Musan was around 14-years-old when the first surfers began to arrive here by boat from Bali in the mid-1990s.  He remembers the fear and the confusion at first, then later, the sense of opportunity and change it brought to the place.

 

“The first time I saw the boat I ran.  I thought they were here to steal things.  But they were good people.  They gave us t-shirts and shoes.  I was just a little kid, and they would hang off me like a clown’s outfit.  One of them gave me a packet of uncooked spaghetti.  I had no idea what it was.  I took it to school, thinking it was a sapu lidi, a broomstick,” he says. 

 

“Then some starting coming overland, riding or coming in cars from Bali.  They would sleep in tents here on the beach.  To go and get supplies from the village we would travel up the road on horseback.  My mother used to cook for them and would earn 30,000 rupiah ($3AUD) per week.  I used to cart boards for 5000 rupiah.  You look at things now.  Surfing has brought change and opportunity to this place, to the village, to us.”

 

In 2007, the municipal government began asphalting the road in to this village.  Now, many of its local residents are surfers.  Surfing helps to bring them a livelihood and also a way of life that aligns with who they are where they come from. 

 

“A lot of people go and work in the mine, or sign up to a nine-to-five sort of office job,” says Jack, another local surfer.  “They get fixated on the money they think they need to live a good life.  But how much money is enough?  If you’re not hungry and have a roof over your head, you’re already wealthy.  The roof they have over their heads has a limit.  Look at this!  Look at the roof we have over our heads.  It’s limitless.”

 

He points up the night sky, glittering with stars like caster sugar spilled over a sheet of black velvet. 

 

“Here, surfing brings us an income, and also a means of enjoying the place that we live in.  It helps us to connect with people from all around the world and gives us the opportunity to grow, and enjoy a better life through the tourism it brings.”

 

Perhaps the kindest, most empathetic, most compassionate people you will meet in this world are ones who have all gone without.  The Indonesian people know what it is to struggle.

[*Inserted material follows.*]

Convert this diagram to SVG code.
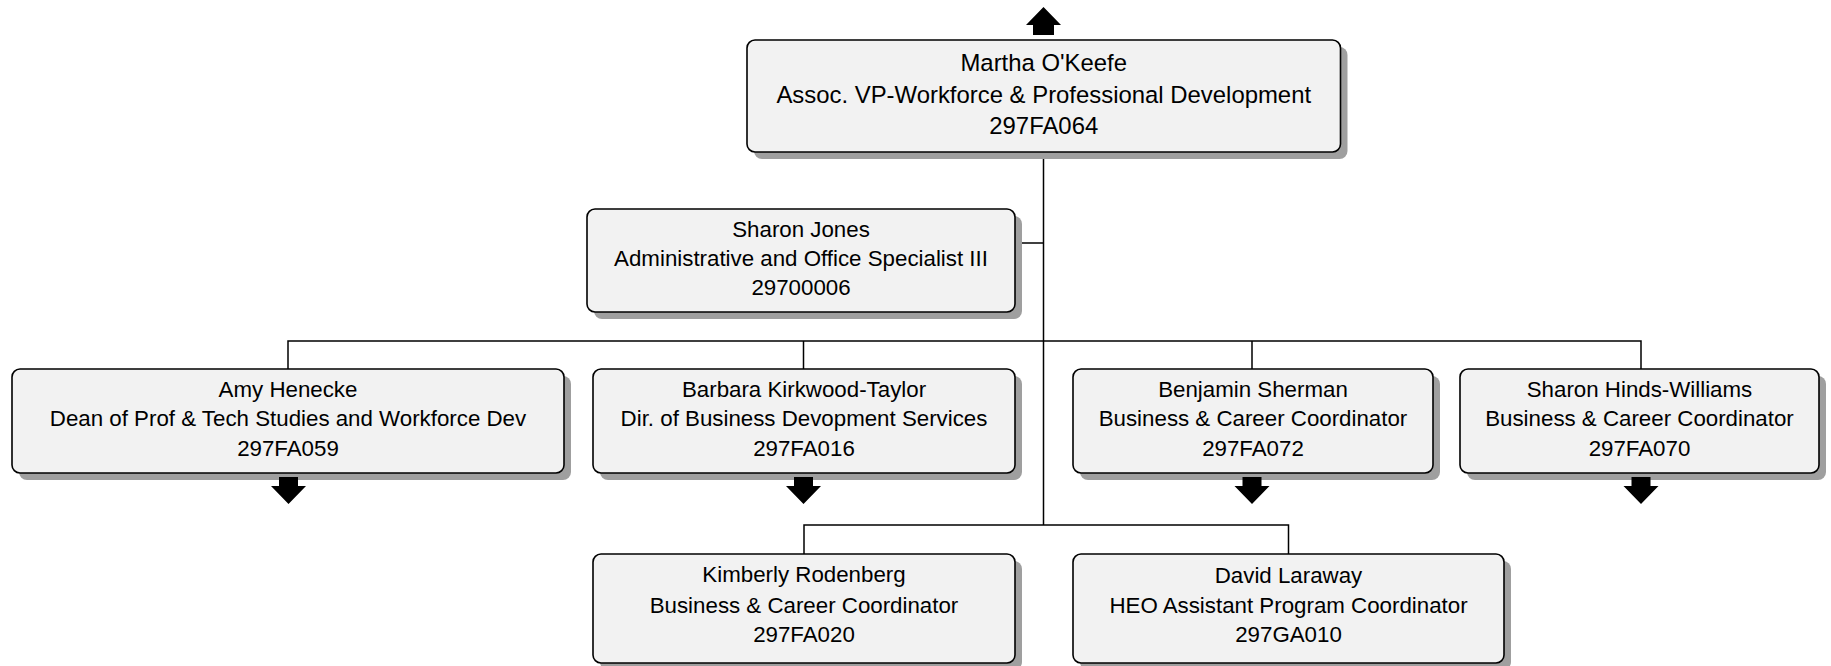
<svg xmlns="http://www.w3.org/2000/svg" width="1831" height="666" viewBox="0 0 1831 666">
<style>
.sh{fill:#9f9f9f;stroke:none}
.bx{fill:#f2f2f2;stroke:#000;stroke-width:1.6}
.t{font-family:"Liberation Sans",Arial,sans-serif;font-size:22.3px;fill:#000;text-anchor:middle}
.tl{font-size:23.9px}
.ln{fill:none;stroke:#000;stroke-width:1.5}
.ar{fill:#000}
</style>
<defs>
<path id="down" d="M-9.5,0 H9.5 V9 H17.5 L0,27 L-17.5,9 H-9.5 Z"/>
</defs>
<rect width="1831" height="666" fill="#fff"/>
<g id="connectors">
<path class="ln" d="M1043.5,152 V525"/>
<path class="ln" d="M1015,243 H1043.5"/>
<path class="ln" d="M288,369 V341 H1641 V369 M803.5,341 V369 M1252,341 V369"/>
<path class="ln" d="M804,554 V525 H1288.5 V554"/>
</g>
<g id="n_okeefe">
<rect class="sh" x="754" y="47" width="593.5" height="112" rx="8"/>
<rect class="bx" x="747" y="40" width="593.5" height="112" rx="8"/>
<path class="ar" d="M1043.5,7 L1061,25 H1054 V35 H1033 V25 H1026 Z"/>
<text class="t tl" x="1043.75" y="70.5">Martha O'Keefe</text>
<text class="t tl" x="1043.75" y="102.5">Assoc. VP-Workforce &amp; Professional Development</text>
<text class="t tl" x="1043.75" y="134">297FA064</text>
</g>
<g id="n_jones">
<rect class="sh" x="594" y="216" width="428" height="103" rx="8"/>
<rect class="bx" x="587" y="209" width="428" height="103" rx="8"/>
<text class="t" x="801" y="237">Sharon Jones</text>
<text class="t" x="801" y="266">Administrative and Office Specialist III</text>
<text class="t" x="801" y="295">29700006</text>
</g>
<g id="n_henecke">
<rect class="sh" x="19" y="376" width="552" height="104" rx="8"/>
<rect class="bx" x="12" y="369" width="552" height="104" rx="8"/>
<use href="#down" x="288.5" y="477"/>
<text class="t" x="288" y="397">Amy Henecke</text>
<text class="t" x="288" y="426">Dean of Prof &amp; Tech Studies and Workforce Dev</text>
<text class="t" x="288" y="455.5">297FA059</text>
</g>
<g id="n_kirkwood">
<rect class="sh" x="600" y="376" width="422" height="104" rx="8"/>
<rect class="bx" x="593" y="369" width="422" height="104" rx="8"/>
<use href="#down" x="803.5" y="477"/>
<text class="t" x="804" y="397">Barbara Kirkwood-Taylor</text>
<text class="t" x="804" y="426">Dir. of Business Devopment Services</text>
<text class="t" x="804" y="455.5">297FA016</text>
</g>
<g id="n_sherman">
<rect class="sh" x="1080" y="376" width="360" height="104" rx="8"/>
<rect class="bx" x="1073" y="369" width="360" height="104" rx="8"/>
<use href="#down" x="1252" y="477"/>
<text class="t" x="1253" y="397">Benjamin Sherman</text>
<text class="t" x="1253" y="426">Business &amp; Career Coordinator</text>
<text class="t" x="1253" y="455.5">297FA072</text>
</g>
<g id="n_hinds">
<rect class="sh" x="1467" y="376" width="359" height="104" rx="8"/>
<rect class="bx" x="1460" y="369" width="359" height="104" rx="8"/>
<use href="#down" x="1641" y="477"/>
<text class="t" x="1639.5" y="397">Sharon Hinds-Williams</text>
<text class="t" x="1639.5" y="426">Business &amp; Career Coordinator</text>
<text class="t" x="1639.5" y="455.5">297FA070</text>
</g>
<g id="n_rodenberg">
<rect class="sh" x="600" y="561" width="422" height="109" rx="8"/>
<rect class="bx" x="593" y="554" width="422" height="109" rx="8"/>
<text class="t" x="804" y="582">Kimberly Rodenberg</text>
<text class="t" x="804" y="612.5">Business &amp; Career Coordinator</text>
<text class="t" x="804" y="642">297FA020</text>
</g>
<g id="n_laraway">
<rect class="sh" x="1080" y="561" width="431" height="109" rx="8"/>
<rect class="bx" x="1073" y="554" width="431" height="109" rx="8"/>
<text class="t" x="1288.5" y="583">David Laraway</text>
<text class="t" x="1288.5" y="612.5">HEO Assistant Program Coordinator</text>
<text class="t" x="1288.5" y="642">297GA010</text>
</g>
</svg>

They understand that when you have nothing material left, all you truly have is what you carry inside of you. 

 

At midnight, when everyone retires, the boys offer me a hut to sleep in.  In the daytime it doubles as a bar, and there are beanbags laid out in the sand, a little wooden desk, and a powerpoint.  It looks directly out at the wave.  It is perfect.  I sleep for five hours in the sand, beanbag as a pillow, hoodie pulled tight over my head to keep out the mosquitoes and lights from the nearby warungs. 

 

After one month here it feels time to move on.  Travel is similar to surfing in the way that you’re guided totally by your intuition, and it is just a feeling that propels me back out onto the road.  I pack the few belongings I’m carrying – two boards, a hammock, few clothes, a first aid kit – into the back of my bike and prepare for the 500km ride and ten-hour ferry ride ahead.  Kusnardi insists I wake him up at 5am before I leave, so that he can make me a packed lunch of chicken and rice and chilli sauce to carry. 

 

A little way out of town, I stop at a roadside mechanic to pump up the tyres of my bike and adjust the back brakes.  Ardini, the mechanic, insists I stop for coffee.  The deeper you go into rural Indonesia the more of a curiosity you become, and Ardini wants to know all about my life, my family, just what the exactly hell I’m doing out here.  He tells me about his own adventures before he was married with two kids: moving to Bali to work in an organic garden, eking out a living selling things in Jakarta.

 

“It is a human need to explore.  To go beyond what you know, to be uncomfortable and meeting new and different people, it helps us to better understand who we are.  It puts into perspective the place that we come from and broadens our understanding of the world.  I hope you reach your destination, whether that’s a place you hope to visit or a learning inside of yourself.”